The apparatus will come in two versions: a simple one like a thermometer for users at home, and a larger and more precise one for use in hospitals that will analyse a sample from the patient’s throat with the hope that will identify which virus is involved.


A food poisoning detection device at the size of a chocolate bar
A fast, cheap and small handheld device that can detect food poisoning has been developed by researchers at the University of Copenhagen. Costing only seven kroner and just the size of a chocolate bar, the device can identify the bacterium right down to the stem level, providing a DNA analysis that normally takes days or weeks. The researchers are confident the device can detect not only the name of the bacterium, but also whether there is more than one bacterium present with 99.6 percent accuracy. The device is already being tested by several companies.

Fastest treatment for knee injury, study suggests
It will take only three weeks to treat common knee injuries through a new type of training called occlusion training, a Danish study suggests. The training is done by restricting blood flow to the muscle you are training with the help of an inflatable cuff – and at the same time performing exercises with low weight loads three times a week. Tested on seven people with a knee injury, the study promises effective results in less time and without pain – a procedure that until now has been painful and could take three months of training. The study was conducted at the Bispebjerg Hospital and investigated by researchers from the University of Copenhagen.

Researchers find that virtual reality helps social phobia
Now people dealing with the anxiety disorder of social phobia can be treated through virtual reality training according to psychologist Lars Clemmensen at the Telepsychiatric Center in Southern Denmark. In most cases, people with social phobias isolate themselves in the fear of other people’s presence. This is where the virtual reality helps as the patients confront their real-life fears in a safe space, free of the stress of meeting or seeing other people. The pilot project has been tested on a small group of patients using three situations in virtual reality: a canteen where they have to pick up food and sit down, a bus ride, and a job interview where they receive questions.

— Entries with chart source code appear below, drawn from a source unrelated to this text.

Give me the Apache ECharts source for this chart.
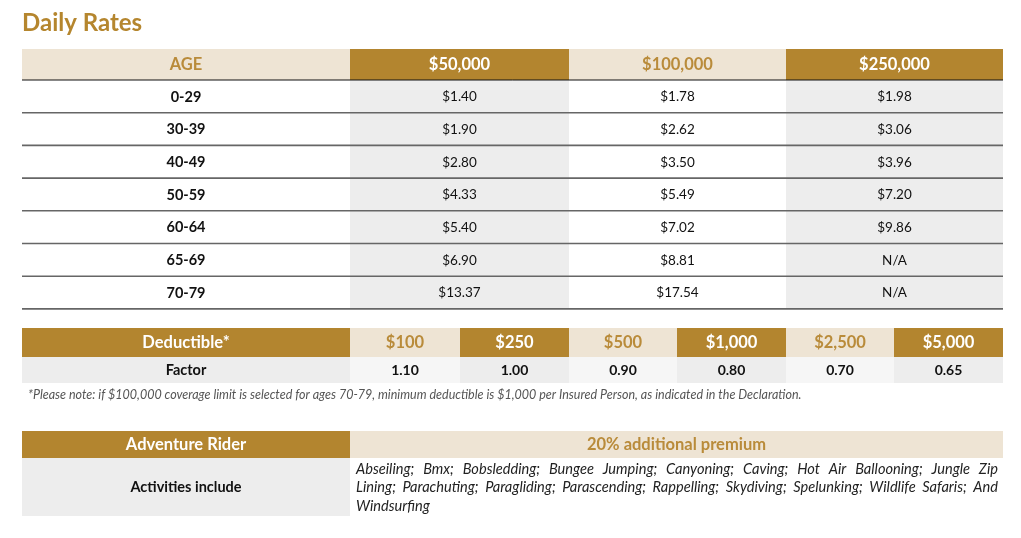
<!DOCTYPE html>
<html><head><meta charset="utf-8">
<script src="https://cdn.jsdelivr.net/npm/echarts@6/dist/echarts.min.js"></script>
<style>html,body{margin:0;padding:0;background:#fff}#c{width:1021px;height:538px}</style>
</head><body><div id="c"></div>
<script>
// ---------- DATA ----------
const titleText = 'Daily Rates';
const coverageHeaders = ['AGE', '$50,000', '$100,000', '$250,000'];
const ageBands = ['0-29', '30-39', '40-49', '50-59', '60-64', '65-69', '70-79'];
const rates50k = ['$1.40', '$1.90', '$2.80', '$4.33', '$5.40', '$6.90', '$13.37'];
const rates100k = ['$1.78', '$2.62', '$3.50', '$5.49', '$7.02', '$8.81', '$17.54'];
const rates250k = ['$1.98', '$3.06', '$3.96', '$7.20', '$9.86', 'N/A', 'N/A'];
const deductibleHeaders = ['Deductible*', '$100', '$250', '$500', '$1,000', '$2,500', '$5,000'];
const factorRow = ['Factor', '1.10', '1.00', '0.90', '0.80', '0.70', '0.65'];
const footnote = '*Please note: if $100,000 coverage limit is selected for ages 70-79, minimum deductible is $1,000 per Insured Person, as indicated in the Declaration.';
const riderHeaders = ['Adventure Rider', '20% additional premium'];
const activitiesLabel = 'Activities include';
const activitiesLines = [
  'Abseiling; Bmx; Bobsledding; Bungee Jumping; Canyoning; Caving; Hot Air Ballooning; Jungle Zip',
  'Lining; Parachuting; Paragliding; Parascending; Rappelling; Skydiving; Spelunking; Wildlife Safaris; And',
  'Windsurfing'
];

// ---------- LAYOUT / STYLE ----------
const FONT = 'Lato';
const GOLD = '#B3852F', BEIGE = '#EEE4D4', GOLDTXT = '#B98B3A', GRAY = '#EDEDED', LIGHT = '#F6F6F6';
const L = {
  t1x: [22, 350, 569, 786, 1003], t1Head: [49, 80], t1RowH: 32.7,
  t2x: [22, 350, 460, 569, 677, 786, 894, 1003], t2Head: [328, 357], t2Row: [357, 383],
  noteX: 28, noteY: 395,
  t3x: [22, 350, 1003], t3Head: [431, 458], t3Row: [458, 516],
  actX: [356, 998], actY: 469, actLH: 18.5
};
const SZ = { head: 16.5, label: 14.5, value: 13.5, factor: 14, note: 12.5, act: 14.6, title: 24 };

// ---------- BUILD CELLS ----------
const cells = [];
function cell(x0, x1, y0, y1, fill, text, color, weight, size, style) {
  cells.push({ x0, x1, y0, y1, fill, text, color, weight: weight || 'normal', size: size || 13, style: style || 'normal' });
}
coverageHeaders.forEach((h, i) => {
  const gold = i % 2 === 1;
  cell(L.t1x[i], L.t1x[i + 1], L.t1Head[0], L.t1Head[1], gold ? GOLD : BEIGE, h, gold ? '#fff' : GOLDTXT, 'bold', SZ.head);
});
const t1cols = [ageBands, rates50k, rates100k, rates250k];
ageBands.forEach((_, r) => {
  const y0 = L.t1Head[1] + r * L.t1RowH, y1 = y0 + L.t1RowH;
  t1cols.forEach((col, c) => {
    cell(L.t1x[c], L.t1x[c + 1], y0, y1, c % 2 === 1 ? GRAY : '#fff', col[r], '#111',
      c === 0 ? 'bold' : 'normal', c === 0 ? SZ.label : SZ.value);
  });
});
deductibleHeaders.forEach((h, i) => {
  const gold = i % 2 === 0;
  cell(L.t2x[i], L.t2x[i + 1], L.t2Head[0], L.t2Head[1], gold ? GOLD : BEIGE, h, gold ? '#fff' : GOLDTXT, 'bold', SZ.head);
});
factorRow.forEach((v, i) => {
  cell(L.t2x[i], L.t2x[i + 1], L.t2Row[0], L.t2Row[1], i % 2 === 0 ? GRAY : LIGHT, v, '#111', 'bold', i === 0 ? SZ.label : SZ.factor);
});
cell(L.t3x[0], L.t3x[1], L.t3Head[0], L.t3Head[1], GOLD, riderHeaders[0], '#fff', 'bold', SZ.head);
cell(L.t3x[1], L.t3x[2], L.t3Head[0], L.t3Head[1], BEIGE, riderHeaders[1], GOLDTXT, 'bold', SZ.head);
cell(L.t3x[0], L.t3x[1], L.t3Row[0], L.t3Row[1], GRAY, activitiesLabel, '#111', 'bold', SZ.label);
cell(L.t3x[1], L.t3x[2], L.t3Row[0], L.t3Row[1], '#fff', '', '#111');

const lines = [];
lines.push({ x0: L.t1x[0], x1: L.t1x[4], y: L.t1Head[1], color: '#111', w: 1 });
ageBands.forEach((_, r) => {
  lines.push({ x0: L.t1x[0], x1: L.t1x[4], y: L.t1Head[1] + (r + 1) * L.t1RowH, color: '#666', w: 1.6 });
});

const mctx = document.createElement('canvas').getContext('2d');
function measure(t, font) { mctx.font = font; return mctx.measureText(t).width; }

const chart = echarts.init(document.getElementById('c'), null, { renderer: 'canvas' });
chart.setOption({
  animation: false,
  title: {
    text: titleText, left: 22, top: 11, padding: 0,
    textStyle: { fontFamily: FONT, fontSize: SZ.title, fontWeight: 'bold', color: '#B5862E' }
  },
  grid: { left: 0, right: 0, top: 0, bottom: 0 },
  xAxis: { type: 'value', min: 0, max: 1021, show: false },
  yAxis: { type: 'value', min: 0, max: 538, inverse: true, show: false },
  series: [
    {
      type: 'custom', coordinateSystem: 'cartesian2d', silent: true,
      data: cells.map((c, i) => [c.x0, c.y0, c.x1, c.y1, i]),
      renderItem: function (params, api) {
        const c = cells[api.value(4)];
        const p0 = api.coord([api.value(0), api.value(1)]);
        const p1 = api.coord([api.value(2), api.value(3)]);
        const children = [{
          type: 'rect', shape: { x: p0[0], y: p0[1], width: p1[0] - p0[0], height: p1[1] - p0[1] },
          style: { fill: c.fill }
        }];
        if (c.text) children.push({
          type: 'text',
          style: {
            text: c.text, x: (p0[0] + p1[0]) / 2, y: (p0[1] + p1[1]) / 2 + 0.5,
            align: 'center', verticalAlign: 'middle', fill: c.color,
            font: c.style + ' ' + c.weight + ' ' + c.size + 'px ' + FONT
          }
        });
        return { type: 'group', children };
      }
    },
    {
      type: 'custom', coordinateSystem: 'cartesian2d', silent: true, z: 3,
      data: lines.map((l, i) => [l.x0, l.y, l.x1, i]),
      renderItem: function (params, api) {
        const l = lines[api.value(3)];
        const a = api.coord([api.value(0), api.value(1)]);
        const b = api.coord([api.value(2), api.value(1)]);
        return { type: 'line', shape: { x1: a[0], y1: a[1], x2: b[0], y2: b[1] }, style: { stroke: l.color, lineWidth: l.w } };
      }
    },
    {
      type: 'custom', coordinateSystem: 'cartesian2d', silent: true, z: 3,
      data: [[L.noteX, L.noteY]],
      renderItem: function (params, api) {
        const p = api.coord([api.value(0), api.value(1)]);
        return { type: 'text', style: { text: footnote, x: p[0], y: p[1], align: 'left', verticalAlign: 'middle', fill: '#555', font: 'italic ' + SZ.note + 'px ' + FONT } };
      }
    },
    {
      type: 'custom', coordinateSystem: 'cartesian2d', silent: true, z: 3,
      data: activitiesLines.map((t, i) => [L.actX[0], L.actY + i * L.actLH, L.actX[1], i]),
      renderItem: function (params, api) {
        const idx = api.value(3);
        const line = activitiesLines[idx];
        const a = api.coord([api.value(0), api.value(1)]);
        const b = api.coord([api.value(2), api.value(1)]);
        const font = 'italic ' + SZ.act + 'px ' + FONT;
        const words = line.split(' ');
        const last = idx === activitiesLines.length - 1;
        const widths = words.map(w => measure(w, font));
        const total = widths.reduce((s, w) => s + w, 0);
        const gap = last || words.length < 2 ? measure(' ', font) : (b[0] - a[0] - total) / (words.length - 1);
        let x = a[0];
        const children = words.map((w, i) => {
          const el = { type: 'text', style: { text: w, x: x, y: a[1], align: 'left', verticalAlign: 'middle', fill: '#222', font } };
          x += widths[i] + gap;
          return el;
        });
        return { type: 'group', children };
      }
    }
  ]
});
</script></body></html>
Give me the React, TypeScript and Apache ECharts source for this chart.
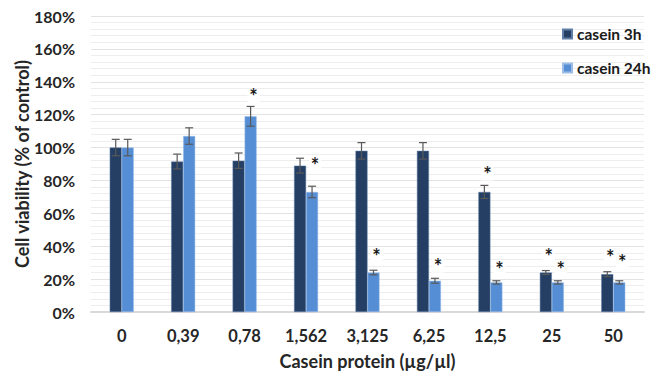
import React, { useEffect, useRef } from "react";
import * as echarts from "echarts";

const categories = ["0", "0,39", "0,78", "1,562", "3,125", "6,25", "12,5", "25", "50"];
const casein3h = [100, 91.5, 92, 89, 98, 98, 73, 24, 23];
const casein24h = [100, 107, 119, 73, 24, 19, 18, 18, 18];
const err3h = [5, 4.5, 4.7, 4.5, 5, 5, 4, 1.2, 1.5];
const err24h = [5, 5, 6, 3.5, 1.4, 1.5, 1, 1, 1];
// height (in % of control) where the significance asterisk sits; null = none
const star3h: (number | null)[] = [null, null, null, null, null, null, 86, 36, 35];
const star24h: (number | null)[] = [null, null, 133, 91, 36, 30, 28, 28, 32];
const yTicks = [0, 20, 40, 60, 80, 100, 120, 140, 160, 180];

const DARK = "#243f63";
const LIGHT = "#558ed5";
const FONT = "Lato, 'Open Sans', sans-serif";
const BAR_W = 12;

export default function App() {
  const ref = useRef<HTMLDivElement>(null);

  useEffect(() => {
    if (!ref.current) return;
    const chart = echarts.init(ref.current, undefined, { renderer: "svg" });

    const errorSeries = (vals: number[], errs: number[], side: number) => ({
      type: "custom",
      silent: true,
      z: 5,
      data: vals.map((v, i) => [i, v, errs[i]]),
      renderItem: (_params: any, api: any) => {
        const i = api.value(0);
        const v = api.value(1);
        const e = api.value(2);
        const top = api.coord([i, v + e]);
        const bot = api.coord([i, v - e]);
        const x = top[0] + side * (BAR_W / 2);
        const style = { stroke: "#595959", lineWidth: 1.2 };
        return {
          type: "group",
          children: [
            { type: "line", shape: { x1: x, y1: top[1], x2: x, y2: bot[1] }, style },
            { type: "line", shape: { x1: x - 4, y1: top[1], x2: x + 4, y2: top[1] }, style },
            { type: "line", shape: { x1: x - 4, y1: bot[1], x2: x + 4, y2: bot[1] }, style },
          ],
        };
      },
    });

    const starSeries = (stars: (number | null)[], side: number) => ({
      type: "custom",
      silent: true,
      z: 6,
      data: stars
        .map((s, i) => (s == null ? null : [i, s]))
        .filter((d) => d !== null),
      renderItem: (_params: any, api: any) => {
        const p = api.coord([api.value(0), api.value(1)]);
        return {
          type: "text",
          style: {
            text: "*",
            x: p[0] + side * (BAR_W / 2) + 3,
            y: p[1] + 3,
            align: "center",
            verticalAlign: "middle",
            font: `bold 20px ${FONT}`,
            fill: "#1a1a1a",
            backgroundColor: "#ffffff",
            padding: [0, 2, -6, 2],
          },
        };
      },
    });

    const tickFont = { fontSize: 16, fontWeight: "bold", color: "#262626", fontFamily: FONT };
    const titleFont = { fontSize: 18, fontWeight: "bold", color: "#262626", fontFamily: FONT };

    chart.setOption({
      animation: false,
      textStyle: { fontFamily: FONT },
      grid: { left: 91, right: 11, top: 16, bottom: 66 },
      legend: {
        orient: "vertical",
        left: 562,
        top: 26,
        padding: 0,
        itemWidth: 9,
        itemHeight: 9,
        itemGap: 18,
        icon: "rect",
        textStyle: { fontSize: 15.5, lineHeight: 16, fontWeight: "bold", color: "#1a1a1a", fontFamily: FONT },
        data: ["casein 3h", "casein 24h"],
      },
      xAxis: {
        type: "category",
        data: categories,
        axisTick: { show: false },
        axisLine: { lineStyle: { color: "#d9d9d9", width: 2 } },
        axisLabel: { ...tickFont, fontSize: 16.5, margin: 15 },
        name: "Casein protein (µg/µl)",
        nameLocation: "middle",
        nameGap: 40,
        nameMoveOverlap: false,
        nameTextStyle: titleFont,
      },
      yAxis: {
        type: "value",
        min: yTicks[0],
        max: yTicks[yTicks.length - 1],
        interval: yTicks[1] - yTicks[0],
        axisLine: { show: false },
        axisTick: { show: false },
        axisLabel: { ...tickFont, margin: 16, formatter: "{value}%" },
        splitLine: { lineStyle: { color: "#e3e3e3", width: 1 } },
        minorTick: { show: false, splitNumber: 5 },
        minorSplitLine: { show: true, lineStyle: { color: "#eeeeee", width: 1 } },
        name: "Cell viability (% of control)",
        nameLocation: "middle",
        nameGap: 60,
        nameRotate: 90,
        nameMoveOverlap: false,
        nameTextStyle: titleFont,
      },
      series: [
        {
          name: "casein 3h",
          type: "bar",
          data: casein3h,
          barWidth: BAR_W,
          barGap: "0%",
          itemStyle: { color: DARK, borderColor: "#5f7ea8", borderWidth: 0.5 },
        },
        {
          name: "casein 24h",
          type: "bar",
          data: casein24h,
          barWidth: BAR_W,
          barGap: "0%",
          itemStyle: { color: LIGHT, borderColor: "#9dbde6", borderWidth: 0.5 },
        },
        errorSeries(casein3h, err3h, -1),
        errorSeries(casein24h, err24h, 1),
        starSeries(star3h, -1),
        starSeries(star24h, 1),
      ],
    });

    return () => chart.dispose();
  }, []);

  return (
    <div
      ref={ref}
      style={{ position: "fixed", left: 0, top: 0, width: 655, height: 378, background: "#fff" }}
    />
  );
}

Researchers hope the project will continue with implementation in the treatment.

Danish-German researchers earn methane emission breakthrough
The production of rice is harshly impacting the climate and overall it is responsible for 5 percent of all global greenhouse gas emissions of methane, which is 25 times stronger than CO2. But now a Danish-German research team have found a way to reduce up to 93 percent of the methane emissions by using cable bacteria first found in the Gulf of Aarhus in 2012. The new study is conducted by researchers from the Aarhus University and the University of Duisburg-Essen, and it was recently published in the scientific journal Nature Communications.

Marine life possible to be restored by 2050 scientists suggest
Marine life can return to its former state – before overfishing, pollution, coastal destruction and climate change took their toll – if there is a global effort to follow scientists’ suggestions. A new review article from an international group of marine scientists, led by Professor Carlos M Duarte from Aarhus University, stresses that by keeping the global temperature rise below 1.5 degrees and continuing species protection, controlled fishing, ecosystems restoration and reducing greenhouse gas emissions, life in the oceans can be rebuilt to close what it was in just 30 years from now.

Wondering why coffee matches with bitter chocolate?
Researchers from Aarhus University have found the scientific explanation for why sweet food gets even sweeter when drinking coffee. Apparently, the bitter substances in the coffee can affect our taste sense. A total of 156 people have been taking part in the experiment, which tested their sense of smell and taste before and after drinking regular and decaffeinated coffee. The results showed no changes in their sense of smell, but the taste sense was affected. The scientific study was recently published in the scientific journal Foods and researchers hope to utilise the results to reduce sugar and calories in our food.